__STATED EXERCISE__. Quote all lines below exactly. Images stay out.

__PROVIDED MATERIAL__.
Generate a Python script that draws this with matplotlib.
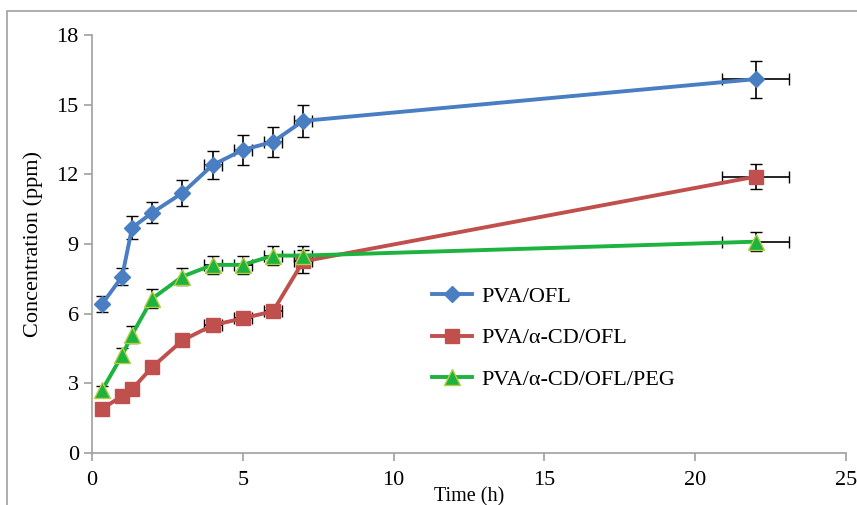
import matplotlib.pyplot as plt
import matplotlib.patches as mpatches
import numpy as np

# release data
time_h = [0.33, 1.0, 1.33, 2.0, 3.0, 4.0, 5.0, 6.0, 7.0, 22.0]
time_err = [0.0, 0.0, 0.0, 0.0, 0.0, 0.3, 0.3, 0.3, 0.3, 1.1]

pva_ofl = [6.4, 7.6, 9.7, 10.35, 11.2, 12.4, 13.05, 13.4, 14.3, 16.1]
pva_ofl_err = [0.35, 0.35, 0.5, 0.45, 0.55, 0.6, 0.65, 0.65, 0.7, 0.8]

pva_cd_ofl = [1.9, 2.45, 2.75, 3.7, 4.85, 5.5, 5.8, 6.1, 8.25, 11.9]
pva_cd_ofl_err = [0.15, 0.15, 0.15, 0.2, 0.2, 0.25, 0.25, 0.25, 0.5, 0.55]

pva_cd_ofl_peg = [2.7, 4.2, 5.1, 6.65, 7.6, 8.1, 8.1, 8.5, 8.5, 9.1]
pva_cd_ofl_peg_err = [0.2, 0.3, 0.35, 0.4, 0.35, 0.4, 0.4, 0.4, 0.4, 0.4]

plt.rcParams['font.family'] = ['Liberation Serif', 'DejaVu Serif']

fig = plt.figure(figsize=(8.57, 5.05), dpi=100)
ax = fig.add_axes([0.1073, 0.103, 0.8799, 0.8277])

# outer frame
fig.patches.append(mpatches.Rectangle((0.008, -0.05), 1.2, 1.028, transform=fig.transFigure,
                                      fill=False, edgecolor='#a0a0a0', linewidth=1.2))

series = [
    (pva_ofl, pva_ofl_err, 'PVA/OFL', '#4a7ec2', 'D', '#4a7ec2', 8.5),
    (pva_cd_ofl, pva_cd_ofl_err, 'PVA/α-CD/OFL', '#c0504d', 's', '#c0504d', 10.5),
    (pva_cd_ofl_peg, pva_cd_ofl_peg_err, 'PVA/α-CD/OFL/PEG', '#1cb33e', '^', '#b5cc44', 11.5),
]

for y, yerr, label, color, marker, edge, ms in series:
    ax.errorbar(time_h, y, yerr=yerr, xerr=time_err, color=color, linewidth=2.8,
                marker=marker, markersize=ms, markerfacecolor=color, markeredgecolor=edge,
                markeredgewidth=1, ecolor='black', elinewidth=1.2, capsize=4, capthick=1.2,
                label=label)

ax.set_xlim(0, 25)
ax.set_ylim(0, 18)
ax.set_xticks(np.arange(0, 26, 5))
ax.set_yticks(np.arange(0, 19, 3))
for s in ['top', 'right']:
    ax.spines[s].set_visible(False)
for s in ['left', 'bottom']:
    ax.spines[s].set_color('#a0a0a0')
    ax.spines[s].set_linewidth(1.2)
ax.tick_params(colors='#a0a0a0', labelcolor='black', labelsize=16, length=6, width=1.2)
ax.tick_params(axis='x', pad=7)

ax.set_xlabel('Time (h)', fontsize=14.5, labelpad=-2)
ax.set_ylabel('Concentration (ppm)', fontsize=16, labelpad=10)

handles, labels = ax.get_legend_handles_labels()
handles = [h[0] for h in handles]
ax.legend(handles, labels, loc='upper left', bbox_to_anchor=(0.425, 0.447), frameon=False,
          fontsize=16, handlelength=1.8, labelspacing=0.95, handletextpad=0.4)

fig.savefig('out.png', dpi=100)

__SOLUTION TO THIS EXERCISE__.
Generate a Python script that draws this with matplotlib.
import matplotlib.pyplot as plt
import matplotlib.patches as mpatches
import numpy as np

# release data
time_h = [0.33, 1.0, 1.33, 2.0, 3.0, 4.0, 5.0, 6.0, 7.0, 22.0]
time_err = [0.0, 0.0, 0.0, 0.0, 0.0, 0.3, 0.3, 0.3, 0.3, 1.1]

pva_ofl = [6.4, 7.6, 9.7, 10.35, 11.2, 12.4, 13.05, 13.4, 14.3, 16.1]
pva_ofl_err = [0.35, 0.35, 0.5, 0.45, 0.55, 0.6, 0.65, 0.65, 0.7, 0.8]

pva_cd_ofl = [1.9, 2.45, 2.75, 3.7, 4.85, 5.5, 5.8, 6.1, 8.25, 11.9]
pva_cd_ofl_err = [0.15, 0.15, 0.15, 0.2, 0.2, 0.25, 0.25, 0.25, 0.5, 0.55]

pva_cd_ofl_peg = [2.7, 4.2, 5.1, 6.65, 7.6, 8.1, 8.1, 8.5, 8.5, 9.1]
pva_cd_ofl_peg_err = [0.2, 0.3, 0.35, 0.4, 0.35, 0.4, 0.4, 0.4, 0.4, 0.4]

plt.rcParams['font.family'] = ['Liberation Serif', 'DejaVu Serif']

fig = plt.figure(figsize=(8.57, 5.05), dpi=100)
ax = fig.add_axes([0.1073, 0.103, 0.8799, 0.8277])

# outer frame
fig.patches.append(mpatches.Rectangle((0.008, -0.05), 1.2, 1.028, transform=fig.transFigure,
                                      fill=False, edgecolor='#a0a0a0', linewidth=1.2))

series = [
    (pva_ofl, pva_ofl_err, 'PVA/OFL', '#4a7ec2', 'D', '#4a7ec2', 8.5),
    (pva_cd_ofl, pva_cd_ofl_err, 'PVA/α-CD/OFL', '#c0504d', 's', '#c0504d', 10.5),
    (pva_cd_ofl_peg, pva_cd_ofl_peg_err, 'PVA/α-CD/OFL/PEG', '#1cb33e', '^', '#b5cc44', 11.5),
]

for y, yerr, label, color, marker, edge, ms in series:
    ax.errorbar(time_h, y, yerr=yerr, xerr=time_err, color=color, linewidth=2.8,
                marker=marker, markersize=ms, markerfacecolor=color, markeredgecolor=edge,
                markeredgewidth=1, ecolor='black', elinewidth=1.2, capsize=4, capthick=1.2,
                label=label)

ax.set_xlim(0, 25)
ax.set_ylim(0, 18)
ax.set_xticks(np.arange(0, 26, 5))
ax.set_yticks(np.arange(0, 19, 3))
for s in ['top', 'right']:
    ax.spines[s].set_visible(False)
for s in ['left', 'bottom']:
    ax.spines[s].set_color('#a0a0a0')
    ax.spines[s].set_linewidth(1.2)
ax.tick_params(colors='#a0a0a0', labelcolor='black', labelsize=16, length=6, width=1.2)
ax.tick_params(axis='x', pad=7)

ax.set_xlabel('Time (h)', fontsize=14.5, labelpad=-2)
ax.set_ylabel('Concentration (ppm)', fontsize=16, labelpad=10)

handles, labels = ax.get_legend_handles_labels()
handles = [h[0] for h in handles]
ax.legend(handles, labels, loc='upper left', bbox_to_anchor=(0.425, 0.447), frameon=False,
          fontsize=16, handlelength=1.8, labelspacing=0.95, handletextpad=0.4)

fig.savefig('out.png', dpi=100)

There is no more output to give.